Some of these videos were produced with mass consumption in mind, but others are homemade gems that had previously been available only via the internet. The newest Lips track, "Mr. Ambulance Driver," is a typically obtuse opus about waiting for salvation, or just some help from an EMT. The video features the band performing in a barren room with a sparse setup while a young man with a severely injured hand shakes and shimmies his way all over the place, occasionally interjecting bits of his hand's story and ruminations on life. Weird enough for ya? No? Then check out the "Psychic Wall" video (of Spongebob Squarepants Movie fame), which takes place inside a giant, frothing mouth. "Yoshimi Battles The Pink Robots Pt. 1" is a celebratory affair, filmed inside a club full of gyrating, animal costume-wearing, spotlight waving, confetti-covered revelers. "Do You Realize" has the band wandering through a dark field, accompanied by companions that create an atmosphere similar to "Yoshimi."

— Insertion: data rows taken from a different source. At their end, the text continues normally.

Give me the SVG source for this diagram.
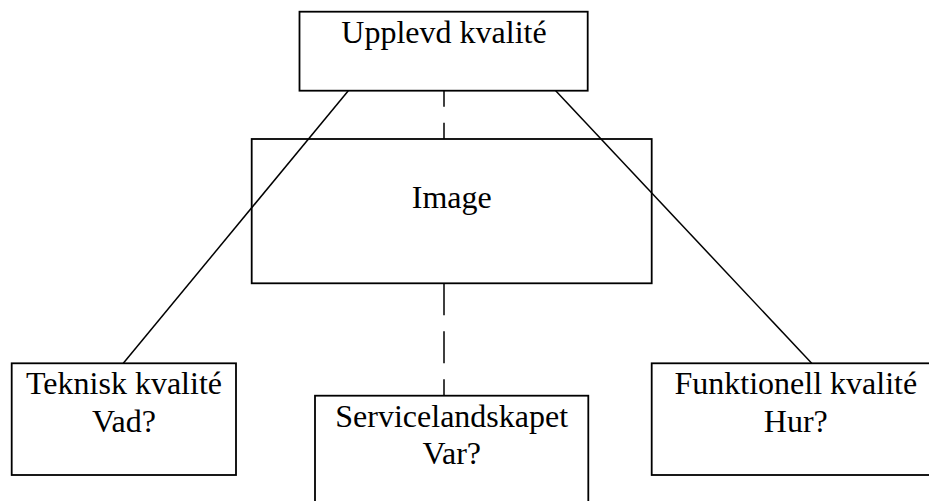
<svg xmlns="http://www.w3.org/2000/svg" width="929" height="501" viewBox="0 0 929 501">
<style>
.box{fill:none;stroke:#000;stroke-width:1.8}
.ln{fill:none;stroke:#000;stroke-width:1.5}
.dash{fill:none;stroke:#000;stroke-width:1.5;stroke-dasharray:32 16}
text{font-family:"Liberation Serif","Times New Roman",serif;font-size:32px;fill:#000;text-anchor:middle}
</style>
<rect width="929" height="501" fill="#fff"/>
<g id="upplevd">
<rect class="box" x="299.5" y="11.7" width="288.2" height="79"/>
<text x="444" y="42.7">Upplevd kvalité</text>
</g>
<g id="image">
<rect class="box" x="251.7" y="139" width="400" height="144.3"/>
<text x="451.7" y="208.3">Image</text>
</g>
<g id="teknisk">
<rect class="box" x="11.7" y="363.3" width="224.3" height="111.7"/>
<text x="124" y="394">Teknisk kvalité</text>
<text x="124" y="431.5">Vad?</text>
</g>
<g id="service">
<rect class="box" x="315" y="395.7" width="273.3" height="120"/>
<text x="451.7" y="426.7">Servicelandskapet</text>
<text x="451.7" y="464.3">Var?</text>
</g>
<g id="funktionell">
<rect class="box" x="651.7" y="363.3" width="288" height="111.7"/>
<text x="795.8" y="394">Funktionell kvalité</text>
<text x="795.8" y="431.5">Hur?</text>
</g>
<g id="connectors">
<line class="ln" x1="348.3" y1="90.7" x2="123.3" y2="363.3"/>
<line class="ln" x1="555.7" y1="90.7" x2="811.7" y2="363.3"/>
<line class="dash" x1="444" y1="90.7" x2="444" y2="139" stroke-dashoffset="16"/>
<line class="dash" x1="444" y1="283.3" x2="444" y2="395.7"/>
</g>
</svg>
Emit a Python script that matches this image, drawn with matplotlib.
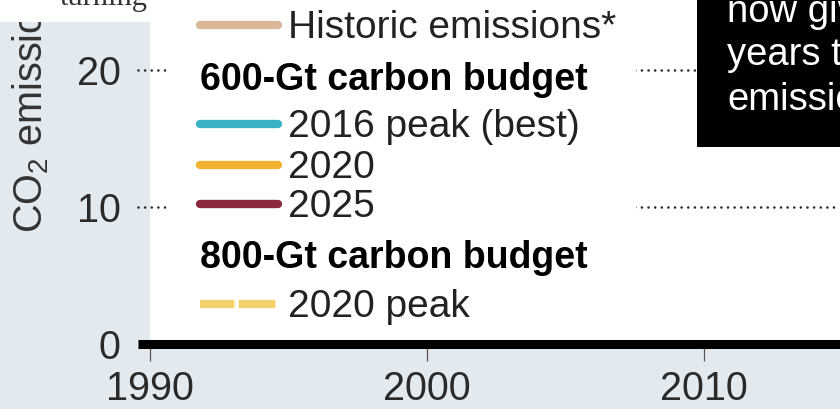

All the new stuff is wonderfully done, but the real gems are the videos from the mid-90's that were made with the band's artistic enjoyment at the forefront. "This Here Giraffe" delivers on its promise of giraffes, and "Bad Days" might be the highlight of the whole set. The band rolls through the joyous song with drums set up on (and often toppling from) a bed. "When You Smile" is a must for fans of Lips, natch. Then there's the ubiquitous and colorful "She Don't Use Jelly," and if you haven't seen this video in a decade, it's a goose bump-inducing reminder of the first time you heard it.

VOID may look like a simple compilation of videos to most, but further inspection will reveal the relentless emotion and unfettered expression that personify The Flaming Lips. Their irrelevancy makes them relevant for any generation to enjoy.